**Task directions**. Print nothing but the lines from the start of the listing below through the line that contains "bars = ax.bar(x, values, width=width, color=bar_color, zorder=3)". Do not include the pictures.

**Given material**.
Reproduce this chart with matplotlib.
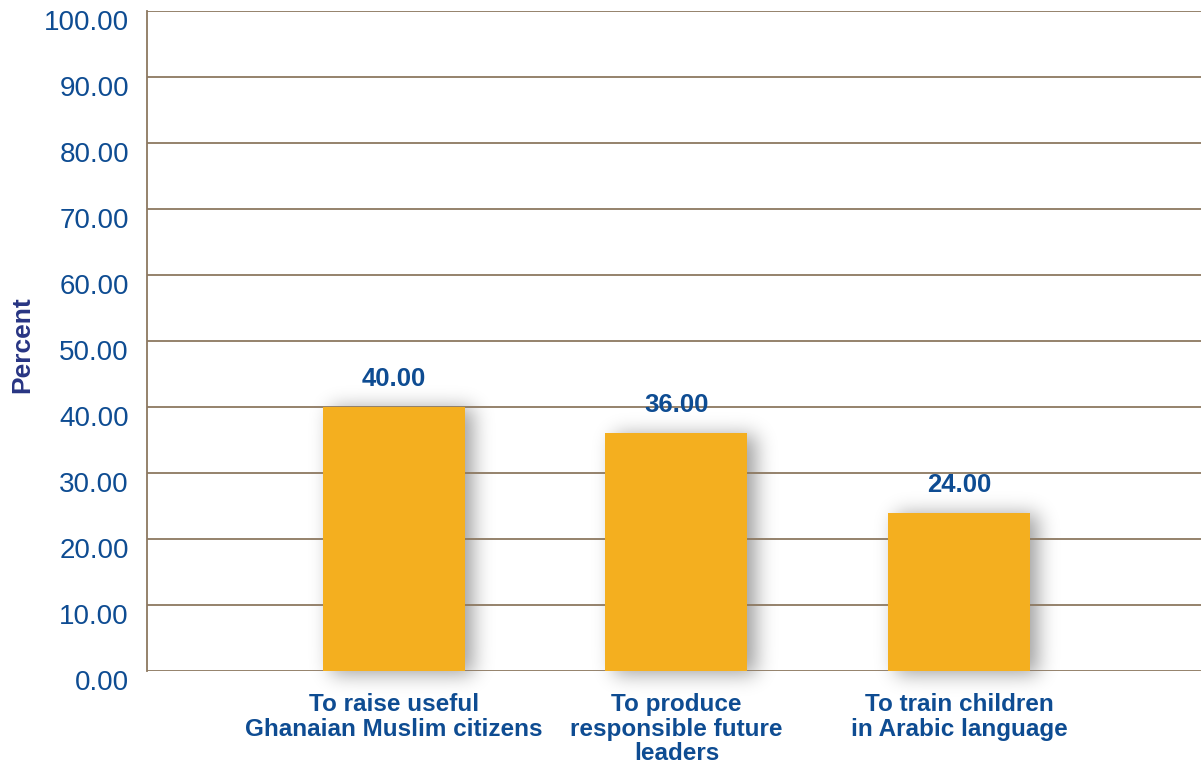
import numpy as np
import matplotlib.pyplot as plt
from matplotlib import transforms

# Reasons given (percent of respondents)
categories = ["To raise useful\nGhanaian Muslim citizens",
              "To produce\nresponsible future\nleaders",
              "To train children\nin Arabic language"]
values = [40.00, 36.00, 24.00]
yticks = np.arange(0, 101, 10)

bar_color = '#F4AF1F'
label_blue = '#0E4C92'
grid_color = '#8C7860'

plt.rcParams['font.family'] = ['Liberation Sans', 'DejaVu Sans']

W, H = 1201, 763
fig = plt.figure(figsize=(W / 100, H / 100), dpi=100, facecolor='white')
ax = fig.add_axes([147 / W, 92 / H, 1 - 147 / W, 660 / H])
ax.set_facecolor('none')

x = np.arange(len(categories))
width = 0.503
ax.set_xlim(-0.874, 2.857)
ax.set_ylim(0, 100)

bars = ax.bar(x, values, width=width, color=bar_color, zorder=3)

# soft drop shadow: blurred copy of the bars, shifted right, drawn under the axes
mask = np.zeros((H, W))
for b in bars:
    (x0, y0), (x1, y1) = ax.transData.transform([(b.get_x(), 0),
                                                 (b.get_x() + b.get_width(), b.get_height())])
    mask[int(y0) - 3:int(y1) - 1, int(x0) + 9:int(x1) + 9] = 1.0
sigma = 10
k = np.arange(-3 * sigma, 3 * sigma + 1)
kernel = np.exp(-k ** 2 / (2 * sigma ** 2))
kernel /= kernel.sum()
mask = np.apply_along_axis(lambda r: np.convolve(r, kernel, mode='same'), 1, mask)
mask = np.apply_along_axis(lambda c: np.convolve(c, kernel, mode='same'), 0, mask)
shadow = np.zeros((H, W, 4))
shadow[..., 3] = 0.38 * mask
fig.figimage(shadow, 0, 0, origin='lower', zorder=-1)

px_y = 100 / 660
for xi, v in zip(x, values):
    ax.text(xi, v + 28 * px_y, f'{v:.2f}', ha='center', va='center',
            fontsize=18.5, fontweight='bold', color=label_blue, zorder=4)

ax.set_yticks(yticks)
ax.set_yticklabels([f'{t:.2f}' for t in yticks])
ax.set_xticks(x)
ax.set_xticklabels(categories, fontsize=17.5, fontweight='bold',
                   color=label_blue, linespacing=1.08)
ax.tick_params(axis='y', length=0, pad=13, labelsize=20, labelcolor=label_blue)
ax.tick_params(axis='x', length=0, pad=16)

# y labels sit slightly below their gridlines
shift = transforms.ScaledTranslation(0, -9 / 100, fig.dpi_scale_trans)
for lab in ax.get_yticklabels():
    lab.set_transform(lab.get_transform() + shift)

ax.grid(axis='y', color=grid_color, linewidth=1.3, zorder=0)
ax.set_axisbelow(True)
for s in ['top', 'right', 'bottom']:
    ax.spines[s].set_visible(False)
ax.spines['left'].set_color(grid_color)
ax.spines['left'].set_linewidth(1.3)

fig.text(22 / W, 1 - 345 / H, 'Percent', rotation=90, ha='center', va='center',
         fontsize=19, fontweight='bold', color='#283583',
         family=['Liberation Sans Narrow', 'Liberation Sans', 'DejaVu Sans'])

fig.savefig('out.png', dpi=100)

**Correct response**.
Reproduce this chart with matplotlib.
import numpy as np
import matplotlib.pyplot as plt
from matplotlib import transforms

# Reasons given (percent of respondents)
categories = ["To raise useful\nGhanaian Muslim citizens",
              "To produce\nresponsible future\nleaders",
              "To train children\nin Arabic language"]
values = [40.00, 36.00, 24.00]
yticks = np.arange(0, 101, 10)

bar_color = '#F4AF1F'
label_blue = '#0E4C92'
grid_color = '#8C7860'

plt.rcParams['font.family'] = ['Liberation Sans', 'DejaVu Sans']

W, H = 1201, 763
fig = plt.figure(figsize=(W / 100, H / 100), dpi=100, facecolor='white')
ax = fig.add_axes([147 / W, 92 / H, 1 - 147 / W, 660 / H])
ax.set_facecolor('none')

x = np.arange(len(categories))
width = 0.503
ax.set_xlim(-0.874, 2.857)
ax.set_ylim(0, 100)

bars = ax.bar(x, values, width=width, color=bar_color, zorder=3)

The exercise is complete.